A Southwestern Ontario city has emerged as one of the country’s next real estate investment hotspots.
Windsor has spent the last decade rebuilding its economy after languishing through the Great Recession. Although the city doesn’t receive much fanfare, savvy Toronto investors have had their sights set on the city for a while.
According to the Windsor-Essex County Association of Realtors, sales in the city increased by 6.31% year-over-year in November, while the average sale price rose by 24.14% to $420,007. New listings also grew by 9.74%.
Windsor’s rental vacancy rate was 2.9% in October and its rental supply has gone up 7.5%, according to Anna Vozza, a sales agent with Bob Pedler Real Estate Ltd., who noted that multi-family residences have become popular purchases.

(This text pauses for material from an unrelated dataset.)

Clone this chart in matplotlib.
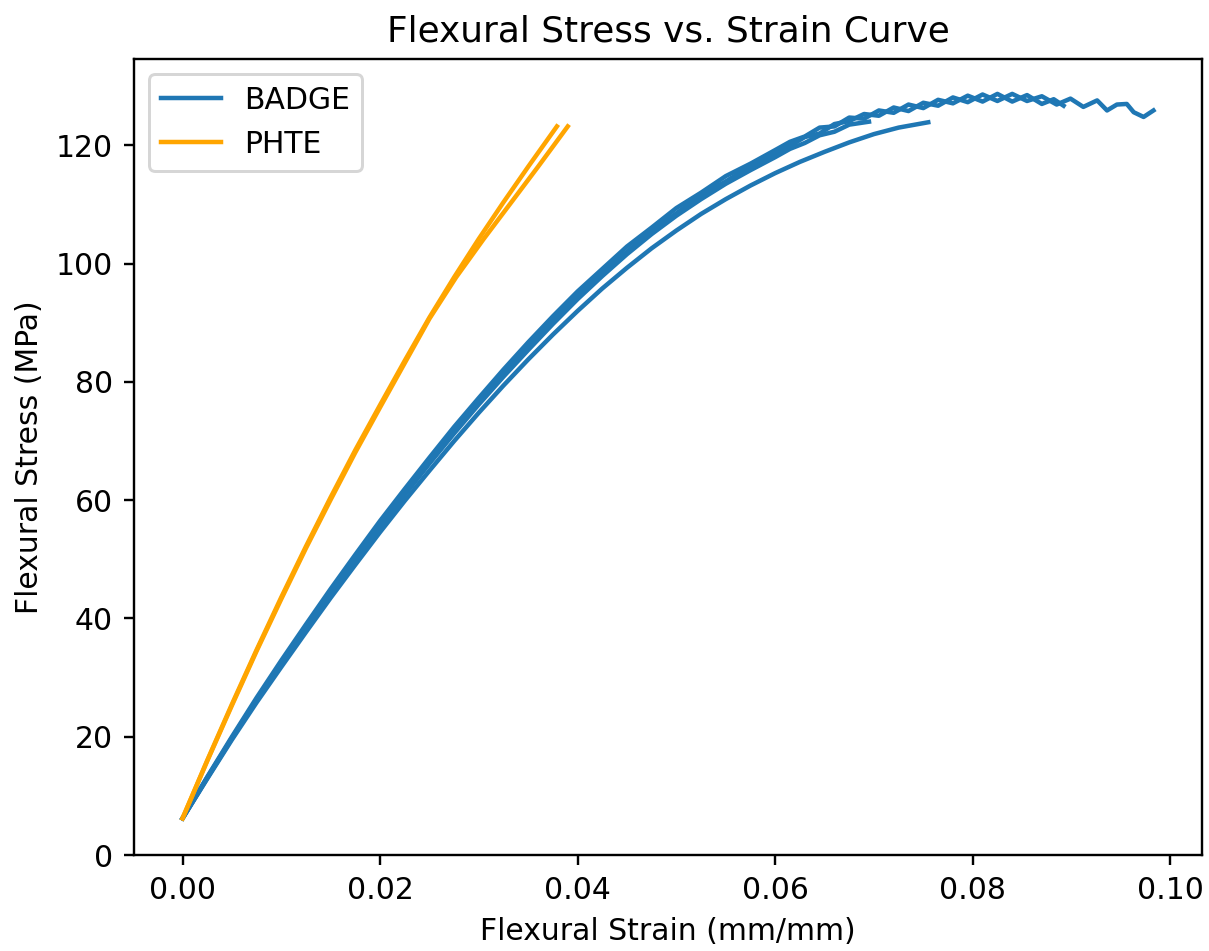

“We had a well done duplex in the middle of the city, which would usually go for no more than $250,000, but it sold for $502,000 last month,” she said. “It was a basic duplex.”
Given that the average sale price of a Windsor home in November was less than half of what it was in Toronto—according to the Toronto Regional Real Estate Board, the average selling price was $955,615 last month, up 13% from November 2019—it’s no surprise that Torontonians see the potential in the border city.
“For retirees, it’s a great place because if you’re in Toronto selling your home, you can buy something here in Windsor and still put money away in the bank,” said Vozza. “I see Toronto buyers here, on average, twice a month because you can get an income property with an 8-9% cap rate. I don’t think you can get that in Toronto. We have a university, a college, and we’re a border city, so there’s never an issue with renting.”
A recent analysis by Money Sense identified Windsor as the top Canadian city in which to buy real estate. The average house price is $313,146 and the five-year average rent increase is 11.14%.
The 2008 financial crash was particularly damaging for Windsor because many of its residents worked in Detroit, located just across the border, and when General Motors closed its North American auto plants and parts manufacturers, as well as the transmission plant in Windsor, the city’s unemployment and vacancy rates soared—the latter even reaching 15%.
The rebuilding process was long and arduous, and the Trump administration’s steel and aluminum tariffs certainly didn’t help, but Windsor has gradually emerged as a hotspot.
“But the rule of investing—buy low and sell high—meant that a few risk takers were willing to buy into Windsor’s real estate market, and by 2015 their calculated risk had begun to take off,” stated the Money Sense analysis. “ The city’s vacancy rate had dropped to just 4% while year-over-year sales activity increased by 22%. Fast-forward to 2018, and the city’s vacancy rate dropped again to 3%.”
In April, FCA Canada, which is owned by Fiat Chrysler, announced a $355 million investment in the Windsor assembly plant, and while it will eliminate the plant’s “third shift,” it also saved upwards of 7,500 jobs, according to the analysis. Moreover, the company’s Q3-2020 earnings results indicated that while sales declined by 11% year-over-year, they improved on a monthly basis—including annual retail growth in September. It also revealed that sales for its Jeep Gladiator increased by 94% during the quarter, and by 179% through the first three quarters of 2020.
“We’re a snowball effect of the auto industry,” said Vozza. “If you see that do well, people will buy houses because they start feeling secure. We lost one shift with FCA, but they’re hiring and coming up with another product.”